フリーのライターとして活躍中の著者が綴った,25件の裁判傍聴記.
実際はその10倍くらいは傍聴しているとのことだが,その中から,面白かった(やや不謹慎ではあるが)ものをまとめたもの.
まもなく裁判員制度が導入されようとしている日本では,実にタイムリーな本です.
もっとも,作者の北尾トロさんは,裁判員制度を睨んでこの本を書いたわけではなくて,たまたま友人が交通事故の民事裁判の当事者になったため,その様子を傍聴しようと裁判所に行ったのがきっかけとのこと.
そして,行ってみると,面白い面白い.
被告・原告が,自分の人生を賭けて,必死に戦うわけですね.
殺人容疑の刑事事件だと,被告にとって場合によっては「死刑」もあるわけで,まさに必死となります.

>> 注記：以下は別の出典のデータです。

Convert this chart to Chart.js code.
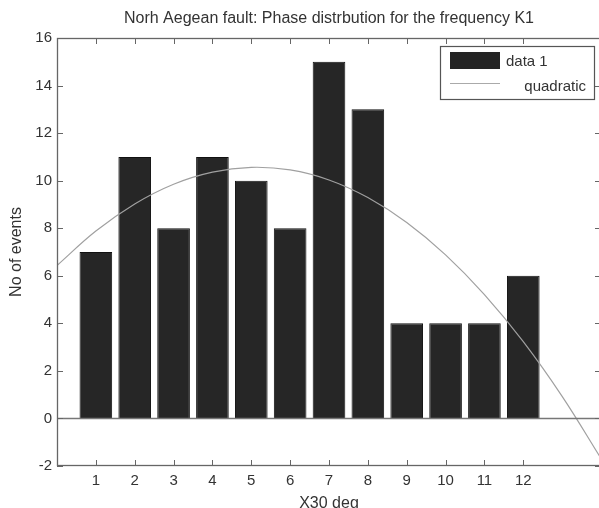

民事でも,何千万という慰謝料がかかっちゃうこともあるわけで,命はとられないものの,自分の人生の後半の幸不幸が大きく左右されてしまう.
考えてみると,どんなに良くできたドラマでも,映画や小説だと,所詮画面や本の中の世界の話です.
死刑判決が出ても,実際に処刑があるわけではない.
でも,裁判では,判決の結果によっては,実際にその被告は首をつられて死んじゃうわけですね.
つまり,「現実」とセットになった裁判には,人間の本当の必死さという,役者の演技では決して再現できないリアリズムがある...なんてかっこいいことではなくて,要は「とっても面白い」のです.
まあ,識者がみれば,「なんと不謹慎な!」と叱りつけてきそうな可能性大ですね.
タイトルからしてふざけてますしね.
私も,場面によっては,この書き方はちょっと,「いかがなものか」てな言い方をしたくなるくだりがあったのも事実.
しかし,それを割り引いても,この本はおもしろいです.
裁判には被告・原告の人間性が丸見えにされるんですね.
「おいおい,ほんとにこんなヤツいるのかよ?」という被告に目を丸くします.
また,面白いのは,裁判官,検事,弁護士という三者も,やはり人間なんですね.
こっちも原告・被告以上に面白ネタがわんさかでてきます.
特に,弁護士が面白い.
弁護士には,被告自身が依頼する弁護士の場合と,国選弁護人の場合とがありますよね.
一般に,国選弁護人だと,裁判が長期化するんだそうです.
なぜだかわかりますか?
実は,国選弁護人の報酬は時間給なんだそうです.
1時間ん万円っていう,フリーターの人が聞いたら卒倒しそうな額ですけどね.
すると,国選として依頼されて弁護を始めたら,どうでもいい質問を延々と繰り返していれば,時間切れになって「ではこの続きはまた来月に」という裁判官の判断となり,何度でもおいしい汁をすすり続けることができるのです.
こんな話は面白いと言うより,腹の立つ話ですけどね.だって,その引き伸ばされた時間給は全部「税金」ですから.
それはさておき,「裁判員制度が始まって,もし指名されたらどうしよう!」と不安に思っていらっしゃる方には一読をお勧めします.
裁判の大体の仕組とか流れが大づかみできますので,裁判に関するかなりの不安要素が取り除かれると思います.
私自身,この本を読んだおかげで,裁判員に指名されても,なんとかなるんじゃないかなという気になりました.
以前は,いやだなあと思っていたんですよ.
その意味で,裁判員制度のよくできた啓蒙書という評価をしてもいいかもしれません.